TO DO: Identify the lines that contain the word "with", then copy them.

Rows from a dataset of charts and code
════
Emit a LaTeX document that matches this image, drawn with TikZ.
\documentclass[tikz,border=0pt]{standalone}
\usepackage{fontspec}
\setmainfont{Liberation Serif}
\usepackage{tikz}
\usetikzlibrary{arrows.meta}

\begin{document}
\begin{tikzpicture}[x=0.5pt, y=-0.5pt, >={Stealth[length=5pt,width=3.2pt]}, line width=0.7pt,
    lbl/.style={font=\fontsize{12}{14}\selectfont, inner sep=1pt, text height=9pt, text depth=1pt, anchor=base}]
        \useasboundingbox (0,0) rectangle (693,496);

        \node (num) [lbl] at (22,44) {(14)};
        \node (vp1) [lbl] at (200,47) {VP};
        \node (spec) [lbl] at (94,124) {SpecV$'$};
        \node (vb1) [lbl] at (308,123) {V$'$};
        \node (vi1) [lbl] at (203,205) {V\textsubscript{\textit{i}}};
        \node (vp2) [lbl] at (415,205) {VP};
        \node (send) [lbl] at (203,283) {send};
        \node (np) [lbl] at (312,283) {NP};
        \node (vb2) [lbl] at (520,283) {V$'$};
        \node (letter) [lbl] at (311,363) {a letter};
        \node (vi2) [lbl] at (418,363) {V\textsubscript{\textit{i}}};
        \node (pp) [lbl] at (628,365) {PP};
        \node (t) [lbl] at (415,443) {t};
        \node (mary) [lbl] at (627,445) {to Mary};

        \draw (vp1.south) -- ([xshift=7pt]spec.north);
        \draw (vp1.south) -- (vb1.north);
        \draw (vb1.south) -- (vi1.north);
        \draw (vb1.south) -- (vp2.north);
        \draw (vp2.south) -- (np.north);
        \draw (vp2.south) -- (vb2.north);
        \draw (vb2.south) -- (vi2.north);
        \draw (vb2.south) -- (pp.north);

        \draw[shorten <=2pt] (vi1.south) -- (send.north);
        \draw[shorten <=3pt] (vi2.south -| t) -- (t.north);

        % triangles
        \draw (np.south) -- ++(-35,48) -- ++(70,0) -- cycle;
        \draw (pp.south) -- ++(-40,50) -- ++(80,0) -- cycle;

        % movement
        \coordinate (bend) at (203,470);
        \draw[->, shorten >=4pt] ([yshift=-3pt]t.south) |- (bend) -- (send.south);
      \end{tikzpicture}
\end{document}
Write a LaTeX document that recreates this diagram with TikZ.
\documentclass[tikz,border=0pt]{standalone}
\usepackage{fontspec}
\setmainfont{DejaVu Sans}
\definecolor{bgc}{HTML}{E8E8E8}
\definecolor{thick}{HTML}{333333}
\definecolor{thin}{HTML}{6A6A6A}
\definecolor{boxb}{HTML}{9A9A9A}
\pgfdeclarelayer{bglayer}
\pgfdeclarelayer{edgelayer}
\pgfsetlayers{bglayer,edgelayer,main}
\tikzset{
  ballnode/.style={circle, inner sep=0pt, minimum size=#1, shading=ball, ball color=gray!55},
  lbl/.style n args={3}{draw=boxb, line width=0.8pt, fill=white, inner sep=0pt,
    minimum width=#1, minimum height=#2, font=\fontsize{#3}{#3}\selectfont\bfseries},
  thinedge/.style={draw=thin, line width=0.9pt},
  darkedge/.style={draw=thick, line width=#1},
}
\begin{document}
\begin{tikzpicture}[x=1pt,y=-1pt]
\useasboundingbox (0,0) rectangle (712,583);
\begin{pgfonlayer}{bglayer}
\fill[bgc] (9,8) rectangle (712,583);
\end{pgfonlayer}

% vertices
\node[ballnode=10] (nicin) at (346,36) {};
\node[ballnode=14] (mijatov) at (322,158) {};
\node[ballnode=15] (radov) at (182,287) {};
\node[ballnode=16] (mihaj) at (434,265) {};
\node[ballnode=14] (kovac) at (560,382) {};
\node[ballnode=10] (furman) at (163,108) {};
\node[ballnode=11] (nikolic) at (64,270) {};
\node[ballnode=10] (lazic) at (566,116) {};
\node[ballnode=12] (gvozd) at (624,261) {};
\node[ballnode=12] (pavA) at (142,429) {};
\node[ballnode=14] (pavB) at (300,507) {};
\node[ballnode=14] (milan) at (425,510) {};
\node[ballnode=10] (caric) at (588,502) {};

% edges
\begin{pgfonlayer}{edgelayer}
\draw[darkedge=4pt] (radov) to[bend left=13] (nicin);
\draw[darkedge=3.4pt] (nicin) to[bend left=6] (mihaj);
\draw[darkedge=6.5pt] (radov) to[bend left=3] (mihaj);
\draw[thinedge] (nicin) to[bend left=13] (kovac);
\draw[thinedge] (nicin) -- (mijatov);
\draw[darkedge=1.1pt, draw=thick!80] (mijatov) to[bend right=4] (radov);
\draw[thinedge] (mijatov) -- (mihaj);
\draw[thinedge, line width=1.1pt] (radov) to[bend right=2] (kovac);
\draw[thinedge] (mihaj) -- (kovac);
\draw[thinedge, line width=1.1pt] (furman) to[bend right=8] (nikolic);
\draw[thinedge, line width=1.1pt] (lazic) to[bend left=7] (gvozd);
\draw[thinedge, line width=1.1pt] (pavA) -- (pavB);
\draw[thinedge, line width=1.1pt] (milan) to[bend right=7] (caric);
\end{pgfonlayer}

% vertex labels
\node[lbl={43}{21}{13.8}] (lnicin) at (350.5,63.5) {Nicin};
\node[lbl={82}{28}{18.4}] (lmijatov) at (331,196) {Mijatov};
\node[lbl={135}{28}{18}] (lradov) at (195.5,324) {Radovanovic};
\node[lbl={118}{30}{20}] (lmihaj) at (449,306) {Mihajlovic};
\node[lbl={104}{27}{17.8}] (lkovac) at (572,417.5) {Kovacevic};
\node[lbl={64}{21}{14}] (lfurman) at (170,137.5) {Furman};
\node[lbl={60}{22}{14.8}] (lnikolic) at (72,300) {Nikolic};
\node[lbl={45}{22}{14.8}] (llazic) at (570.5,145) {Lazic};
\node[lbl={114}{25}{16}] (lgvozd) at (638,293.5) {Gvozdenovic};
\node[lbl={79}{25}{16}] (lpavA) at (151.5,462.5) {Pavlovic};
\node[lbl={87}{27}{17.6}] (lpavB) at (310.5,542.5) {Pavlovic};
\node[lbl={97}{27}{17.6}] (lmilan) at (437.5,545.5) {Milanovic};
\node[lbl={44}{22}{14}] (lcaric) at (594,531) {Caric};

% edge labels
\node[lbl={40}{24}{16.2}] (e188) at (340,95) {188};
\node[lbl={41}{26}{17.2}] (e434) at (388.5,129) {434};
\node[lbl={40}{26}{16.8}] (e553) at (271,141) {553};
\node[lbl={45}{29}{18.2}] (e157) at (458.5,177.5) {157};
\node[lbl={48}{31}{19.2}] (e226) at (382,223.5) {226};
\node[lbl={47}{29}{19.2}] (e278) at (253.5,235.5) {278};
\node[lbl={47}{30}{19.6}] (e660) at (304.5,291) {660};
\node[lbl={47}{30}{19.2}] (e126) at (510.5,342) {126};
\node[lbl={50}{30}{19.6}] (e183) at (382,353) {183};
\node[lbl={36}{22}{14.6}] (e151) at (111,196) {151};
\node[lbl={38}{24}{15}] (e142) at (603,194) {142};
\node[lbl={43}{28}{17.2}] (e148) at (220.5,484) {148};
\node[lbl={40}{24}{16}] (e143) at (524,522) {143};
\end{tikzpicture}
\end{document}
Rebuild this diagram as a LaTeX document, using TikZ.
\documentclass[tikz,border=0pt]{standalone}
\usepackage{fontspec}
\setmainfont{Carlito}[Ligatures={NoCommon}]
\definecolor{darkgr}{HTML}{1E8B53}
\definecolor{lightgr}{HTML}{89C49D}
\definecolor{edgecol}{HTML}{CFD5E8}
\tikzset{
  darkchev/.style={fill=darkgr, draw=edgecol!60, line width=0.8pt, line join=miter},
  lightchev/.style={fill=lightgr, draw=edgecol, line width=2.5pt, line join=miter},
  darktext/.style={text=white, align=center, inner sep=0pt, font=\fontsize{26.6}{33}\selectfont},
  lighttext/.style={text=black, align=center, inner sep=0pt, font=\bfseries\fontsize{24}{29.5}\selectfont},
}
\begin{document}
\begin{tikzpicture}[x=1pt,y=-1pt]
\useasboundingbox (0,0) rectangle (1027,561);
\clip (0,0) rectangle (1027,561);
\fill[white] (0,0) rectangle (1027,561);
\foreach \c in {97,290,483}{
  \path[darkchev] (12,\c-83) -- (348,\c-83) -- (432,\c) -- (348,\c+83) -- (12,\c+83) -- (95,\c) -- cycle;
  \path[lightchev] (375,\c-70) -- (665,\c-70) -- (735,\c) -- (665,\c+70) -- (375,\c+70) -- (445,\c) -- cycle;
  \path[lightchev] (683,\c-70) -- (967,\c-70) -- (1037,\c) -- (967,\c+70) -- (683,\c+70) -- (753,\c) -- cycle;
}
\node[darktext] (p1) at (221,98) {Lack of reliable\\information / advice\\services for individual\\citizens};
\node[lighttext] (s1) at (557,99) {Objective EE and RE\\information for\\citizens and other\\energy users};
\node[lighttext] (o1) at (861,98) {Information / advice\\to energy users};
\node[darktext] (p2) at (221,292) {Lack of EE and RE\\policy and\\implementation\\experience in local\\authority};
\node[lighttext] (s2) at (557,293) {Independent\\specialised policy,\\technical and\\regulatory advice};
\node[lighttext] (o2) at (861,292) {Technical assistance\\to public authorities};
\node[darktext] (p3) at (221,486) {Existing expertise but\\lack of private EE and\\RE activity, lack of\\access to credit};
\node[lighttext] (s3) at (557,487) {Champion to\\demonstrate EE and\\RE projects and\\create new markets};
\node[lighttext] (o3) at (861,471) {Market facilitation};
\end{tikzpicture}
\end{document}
════
EXPECTED ANSWER:
Emit a LaTeX document that matches this image, drawn with TikZ.
Write a LaTeX document that recreates this diagram with TikZ.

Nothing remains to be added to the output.